Randomization methods for simple regression

Interactive SAS tutorials supporting the OpenIntro Introduction to Modern Statistics textbook.

Randomization methods for simple regression

So far in this class, we have used regression models (linear & logistic) to summarize the relationship between one or more explanatory variables and an outcome variable. And while this descriptive analysis of the sample data is useful, we would now like to use regression models to draw conclusions about the larger population using statistical inference. Specifically, by performing a statistical test of a regression slope, we will be able to say whether or not our sample data support the hypothesis that there is a relationship between two variables; and by estimating confidence intervals, we will be able to quantify a plausible range of values for the true slope of the linear regression line.

As an example, we have a data set, named STARBUCKS, that contains information about the nutritional content of a sample of menu items at Starbucks. We would like to quantify the relationship between grams of fat (as the explanatory variable) and calories (as the outcome variable). Since both of these are numerical variables, a linear regression is the appropriate statistical method. Let’s load those data and take a look at the relationship between grams of fat, fat, and total calories, calories, using a scatterplot.
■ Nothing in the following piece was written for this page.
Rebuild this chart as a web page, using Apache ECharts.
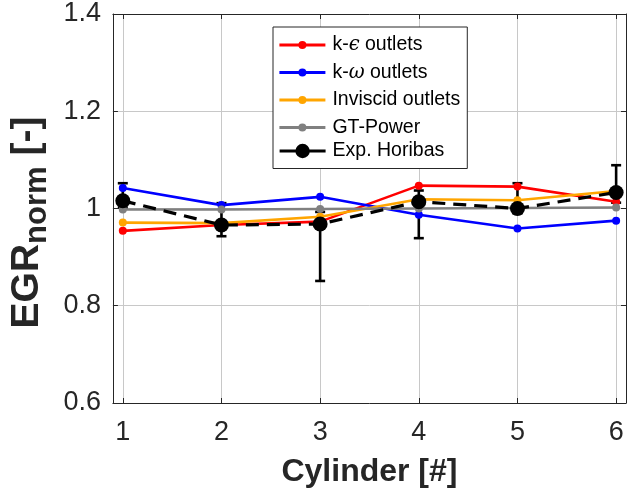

* Initialize this SAS session;
%include "~/my_shared_file_links/hammi002/sasprog/run_first.sas";

* Load randomization macros;
%include "~/my_shared_file_links/hammi002/sasprog/load-randomization.sas";

* Makes a working copy of STARBUCKS data and check;
%use_data(starbucks);
%glimpse(starbucks);

* Make scatterplot of CALORIES by FAT;
proc sgplot data=starbucks;
	scatter x=fat y=calories;
run;

Based on the scatterplot, the association between fat content and calories is clear and positive. Food items at Starbucks with high fat content have more calories. Remember, if there was no relationship, we would expect to see a cloud of points without a discernable pattern.

Let’s run a regression of calories by fat to see the observed slope estimate for a regression of the form, \(Calories = \beta_0 + \beta_1 \cdot Fat + \epsilon\).

* Regression of CALORIES on FAT;
proc reg data=starbucks outest=est;
	model calories = fat;
run;

The slope estimate is about 11.3 calories. And the interpretation is that for every additional gram of fat in a Starbucks food item, we expect the caloric content to increase by 11.3 calories.

In order to assess if this estimate is truly different from zero (i.e., no association), we need to perform a formal statistical test. The research hypotheses for this test, relative to the regression model specified above, would be:

\[H_0: \beta_1 = 0\] \[H_A: \beta_1 \neq 0\]

If the null hypothesis here were true, there would be no association between fat content and caloric content.

Randomization Test for Slope

As we have done with each of the different data scenarios in the second half of the course so far, we will start here with randomization methods. By repeatedly permuting the outcome (calories) across the different observations (i.e., values of fat content) and estimating a regression slope each time, we will be able to generate a null distribution of slope estimates against which we can compare our observed result.

For simple regression, this can be done as follows:

* Randomization test for slope;
%permute_simple_reg(
    ds = starbucks,
    x = fat,
    y = calories,
    reps = 5000
);

Based on these 5000 permuted datasets, it is clear that our observed data are very extreme, given a null hypothesis of no association. None of the permuted datasets exhibited a slope about ~5 calories, meaning our p-value is very, very small… <0.001. As we would expect, our null distribution is centered at zero (or no effect).

The results of this test would lead us to reject the null hypothesis and conclude that fat content is significantly associated with caloric content.

If we wanted to get a confidence interval around our observed slope estimate, we could use bootstrap methods.

Bootstrapping a Confidence Interval for Slope

Because interest is now in creating a CI, there is no null hypothesis, so there won’t be any reason to permute either of the variables. We just need to treat our sample as representative of the source population and resample these data with replacement. Within each resample we estimate the regression and use the slope values to generate a bootstrap distribution (which will be centered around the slope of the observed regression line, instead of some null value).

Let’s see what 5,000 bootstrap sample from our Starbucks data yields:

* Bootstrap CI for slope;
%boot_simple_reg(
    ds = starbucks,
    x = fat,
    y = calories,
    reps = 5000
);

For me, the bootstrap distribution looks like this, with the red lines representing the extent of the middle 95% of values.

Those lines correspond to a 95% confidence interval of (9.2, 13.4) calories. Meaning, with 95% confidence, for each additional gram of fat within a Starbucks food item, we expect the caloric content to increase by 9.2 to 13.4 calories. Was your confidence interval close to this?

And this was the bootstrap percentile CI. What would your 95% confidence interval look like if you have used the bootstrap SE (\(Observed \pm 2 SE\))?

We would normally segue right into the mathematical approximation methods here, but the mathematical model for regression inference has a number of assumptions that are somewhat involved. So we’ll tackle those in the next lesson.

You have successfully completed this tutorial.